Billy Hayes, general secretary of the CWU, said: "I think we can use the election campaign as a way of re-engaging with our membership."
His sentiments were echoed by other union leaders, who argued at a fringe meeting at the Labour conference that the party was suffering from a malaise that could prove fatal.
"It's all very well listening to [speeches from] Tony Blair and Bill Clinton.but we are in deep trouble when our party activists aren't active," said Unison general secretary Dave Prentis.
There was also concern that the contest to find a successor to Tony Blair could drag on and damage Labour's electoral chances.

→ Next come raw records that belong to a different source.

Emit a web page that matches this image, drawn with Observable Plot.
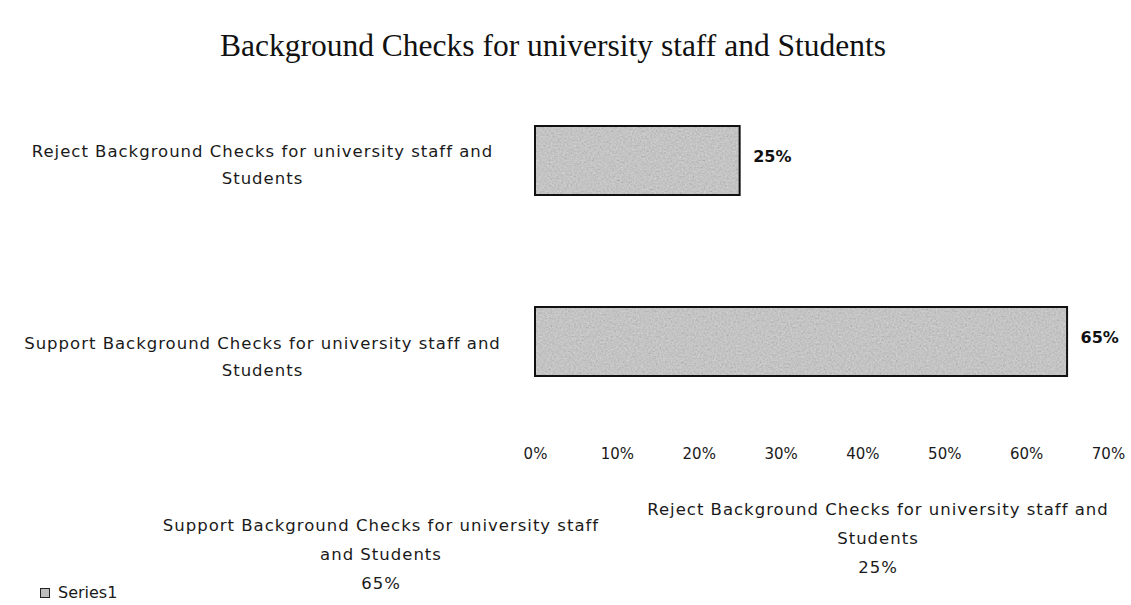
<!DOCTYPE html>
<html>
<head>
<meta charset="utf-8">
<script src="https://cdn.jsdelivr.net/npm/d3@7"></script>
<script src="https://cdn.jsdelivr.net/npm/@observablehq/plot@0.6"></script>
<style>
  html, body { margin: 0; padding: 0; background: #fff; }
  #wrap { position: relative; width: 1131px; height: 605px; overflow: hidden; font-family: "DejaVu Sans", sans-serif; color: #1a1a1a; }
  #title { position: absolute; left: 0; top: 28px; width: 1106px; text-align: center; font-family: "Liberation Serif", "DejaVu Serif", serif; font-size: 31.5px; line-height: 36px; color: #111; }
  #chart { position: absolute; left: 0; top: 60px; }
  #chart g[aria-label="y-axis tick label"] text { letter-spacing: 1px; }
  .cap { position: absolute; text-align: center; font-size: 16.5px; letter-spacing: 1px; line-height: 29px; color: #1a1a1a; }
  #legend { position: absolute; left: 40px; top: 583px; font-size: 16px; line-height: 20px; display: flex; align-items: center; }
  #legend .sw { width: 8px; height: 8px; background: #bdbdbd; border: 1.5px solid #222; margin-right: 8px; }
</style>
</head>
<body>
<div id="wrap">
  <div id="title"></div>
  <div id="chart"></div>
  <div class="cap" id="capSupport" style="left:111px; top:511px; width:540px;"></div>
  <div class="cap" id="capReject" style="left:608px; top:495px; width:540px;"></div>
  <div id="legend"><span class="sw"></span><span id="legendText"></span></div>
</div>
<script>
// ---- data ----
const title = "Background Checks for university staff and Students";
const categories = [
  "Reject Background Checks for university staff and Students",
  "Support Background Checks for university staff and Students"
];
const yTickLabels = [
  "Reject Background Checks for university staff and\nStudents",
  "Support Background Checks for university staff and\nStudents"
];
const values = [25, 65];               // percent
const xTicks = [0, 10, 20, 30, 40, 50, 60, 70];
const xTickLabels = ["0%", "10%", "20%", "30%", "40%", "50%", "60%", "70%"];
const seriesName = "Series1";
const bottomLabels = [
  "Support Background Checks for university staff<br>and Students<br>65%",
  "Reject Background Checks for university staff and<br>Students<br>25%"
];

// ---- build ----
const data = categories.map((c, i) => ({category: c, value: values[i]}));
const yLabelMap = new Map(categories.map((c, i) => [c, yTickLabels[i]]));
const xLabelMap = new Map(xTicks.map((t, i) => [t, xTickLabels[i]]));

document.getElementById("title").textContent = title;
document.getElementById("capSupport").innerHTML = bottomLabels[0];
document.getElementById("capReject").innerHTML = bottomLabels[1];
document.getElementById("legendText").textContent = seriesName;

const yAxisStyle = {tickSize: 0, tickPadding: 0, textAnchor: "middle", dx: -273, tickFormat: d => yLabelMap.get(d), fontSize: 16.5, lineHeight: 1.6, label: null};

const chart = Plot.plot({
  width: 1131,
  height: 420,
  marginLeft: 535,
  marginRight: 23,
  marginTop: 11,
  marginBottom: 40,
  style: {fontFamily: "'DejaVu Sans', sans-serif", color: "#1a1a1a", background: "transparent"},
  x: {domain: [0, 70]},
  y: {domain: categories, paddingInner: 0.62, paddingOuter: 0.324, align: 0.46},
  marks: [
    Plot.barX(data, {x: "value", y: "category", fill: "url(#tex)", stroke: "#111", strokeWidth: 2}),
    Plot.text(data, {x: "value", y: "category", text: d => d.value + "%", dx: 13, dy: -4, textAnchor: "start", fontWeight: "bold", fontSize: 16, fill: "#111"}),
    Plot.axisX({ticks: xTicks, tickFormat: d => xLabelMap.get(d), tickSize: 0, tickPadding: 8, fontSize: 15, label: null}),
    Plot.axisY({...yAxisStyle, ticks: [categories[0]], dy: 1}),
    Plot.axisY({...yAxisStyle, ticks: [categories[1]], dy: 12})
  ]
});

// grainy grey fill like the scanned bars
const ns = "http://www.w3.org/2000/svg";
const defs = document.createElementNS(ns, "defs");
defs.innerHTML = `
  <filter id="noise" x="0" y="0" width="100%" height="100%">
    <feTurbulence type="fractalNoise" baseFrequency="0.55" numOctaves="2" seed="4"/>
    <feColorMatrix type="matrix" values="0.33 0.33 0.33 0 0  0.33 0.33 0.33 0 0  0.33 0.33 0.33 0 0  0 0 0 0 1"/>
  </filter>
  <pattern id="tex" patternUnits="userSpaceOnUse" width="300" height="300">
    <rect width="300" height="300" fill="#cbcbcb"/>
    <rect width="300" height="300" filter="url(#noise)" opacity="0.45"/>
  </pattern>`;
chart.insertBefore(defs, chart.firstChild);
document.getElementById("chart").appendChild(chart);
</script>
</body>
</html>
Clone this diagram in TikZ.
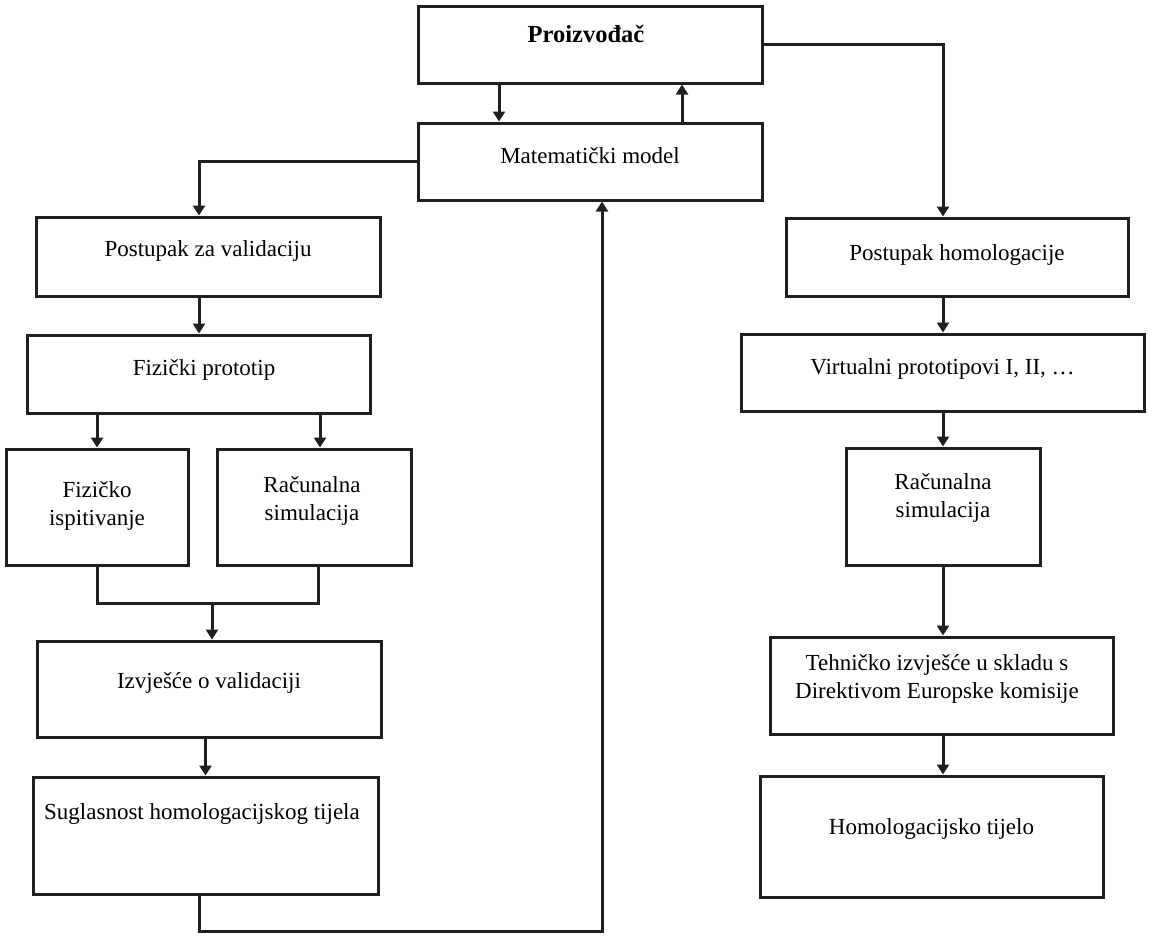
\documentclass[tikz,border=0pt]{standalone}
\usepackage{fontspec}
\setmainfont{Liberation Serif}
\usetikzlibrary{arrows.meta}
\begin{document}
\begin{tikzpicture}[x=1pt,y=-1pt,
  box/.style={draw=black!88, line width=3pt, rectangle, inner sep=0pt},
  txt/.style={font=\fontsize{23}{28}\selectfont, anchor=base, align=center, inner sep=0pt, text=black},
  arr/.style={draw=black!88, line width=3pt, -{Triangle[length=10pt,width=12pt]}},
  ln/.style={draw=black!88, line width=3pt}]
\useasboundingbox (0,0) rectangle (1152,938);
% boxes
\node[box, minimum width=344pt, minimum height=77pt] (p) at (590,44.5) {};
\node[box, minimum width=344pt, minimum height=77pt] (m) at (590,161.5) {};
\node[box, minimum width=344pt, minimum height=79pt] (v1) at (208,256.5) {};
\node[box, minimum width=343pt, minimum height=78pt] (v2) at (198.5,374) {};
\node[box, minimum width=182pt, minimum height=116pt] (v3a) at (97,507) {};
\node[box, minimum width=194pt, minimum height=116pt] (v3b) at (314,507) {};
\node[box, minimum width=344pt, minimum height=96pt] (v4) at (209,689) {};
\node[box, minimum width=345pt, minimum height=117pt] (v5) at (205.5,835.5) {};
\node[box, minimum width=342pt, minimum height=78pt] (h1) at (957,257) {};
\node[box, minimum width=403pt, minimum height=77pt] (h2) at (942.5,372.5) {};
\node[box, minimum width=194pt, minimum height=117pt] (h3) at (943,506.5) {};
\node[box, minimum width=343pt, minimum height=97pt] (h4) at (941.5,685.5) {};
\node[box, minimum width=343pt, minimum height=121pt] (h5) at (931.5,836.5) {};
% texts
\node[txt, font=\fontsize{24.5}{28}\selectfont\bfseries] (pt) at (586,42) {Proizvođač};
\node[txt] (mt) at (590,163) {Matematički model};
\node[txt] (v1t) at (208,256) {Postupak za validaciju};
\node[txt] (v2t) at (204,375) {Fizički prototip};
\node[txt] (v3at) at (97,525) {Fizičko\\ispitivanje};
\node[txt] (v3bt) at (312,520) {Računalna\\simulacija};
\node[txt] (v4t) at (209,688) {Izvješće o validaciji};
\node[txt] (v5t) at (202,819) {Suglasnost homologacijskog tijela};
\node[txt] (h1t) at (957,260) {Postupak homologacije};
\node[txt] (h2t) at (942.5,374) {Virtualni prototipovi I, II, …};
\node[txt] (h3t) at (943,517) {Računalna\\simulacija};
\node[txt] (h4t) at (937,698) {Tehničko izvješće u skladu s\\Direktivom Europske komisije};
\node[txt] (h5t) at (931.5,834) {Homologacijsko tijelo};
% helper coordinates
\coordinate (xa) at (499,0);
\coordinate (xb) at (682,0);
\coordinate (xl) at (199,0);
\coordinate (xs) at (320,0);
\coordinate (xsb) at (318,0);
\coordinate (xm) at (212,0);
\coordinate (xr) at (943,0);
\coordinate (xup) at (602,0);
\coordinate (ym) at (0,603);
\coordinate (yb) at (0,931);
% connectors
\draw[arr] (p.south -| xa) -- (m.north -| xa);
\draw[arr] (m.north -| xb) -- (p.south -| xb);
\draw[arr] (m.west) -| (v1.north -| xl);
\draw[arr] (v1.south -| xl) -- (v2.north -| xl);
\draw[arr] (v2.south -| v3a.north) -- (v3a.north);
\draw[arr] (v2.south -| xs) -- (v3b.north -| xs);
\draw[ln] (v3a.south) -- (ym -| v3a.south) -- (ym -| xsb) -- (v3b.south -| xsb);
\draw[arr] (ym -| xm) -- (v4.north -| xm);
\draw[arr] (v4.south -| v5.north) -- (v5.north);
\draw[arr] (v5.south -| xl) -- (yb -| xl) -- (yb -| xup) -- (m.south -| xup);
\draw[arr] (p.east) -| (h1.north -| xr);
\draw[arr] (h1.south -| xr) -- (h2.north -| xr);
\draw[arr] (h2.south -| xr) -- (h3.north -| xr);
\draw[arr] (h3.south -| xr) -- (h4.north -| xr);
\draw[arr] (h4.south -| xr) -- (h5.north -| xr);
\end{tikzpicture}
\end{document}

Tony Woodley of the T&G said the party could not wait for nine months to resolve the issue.
He said: "It's really important that whoever we have got in place is in place before the Scottish and Welsh and English local elections next May."
Amicus leader Derek Simpson emphasised that Labour's next leader had to bring back "the four million people who voted Labour.the quarter of a million people who were members of the Labour party who have left".
There was also consensus that Labour had to rethink its attitudes to employment law and public services, in particular the NHS.
Mr Prentis said he wanted to see "clear red water" between Labour and Conservative policies on the NHS - which was "the jewel in our crown".
"We are in the absolutely ludicrous position that we have persuaded the electorate to agree to a tax increase to go into the health service but we have up to 20,000 possible redundancies," he said.
All the union leaders also agreed that a new party leader needed to listen to its members and allow more internal debate.
"We need to re-establish real democracy [in the party].I want to talk about Trident and other important issues as well," said Mr Woodley.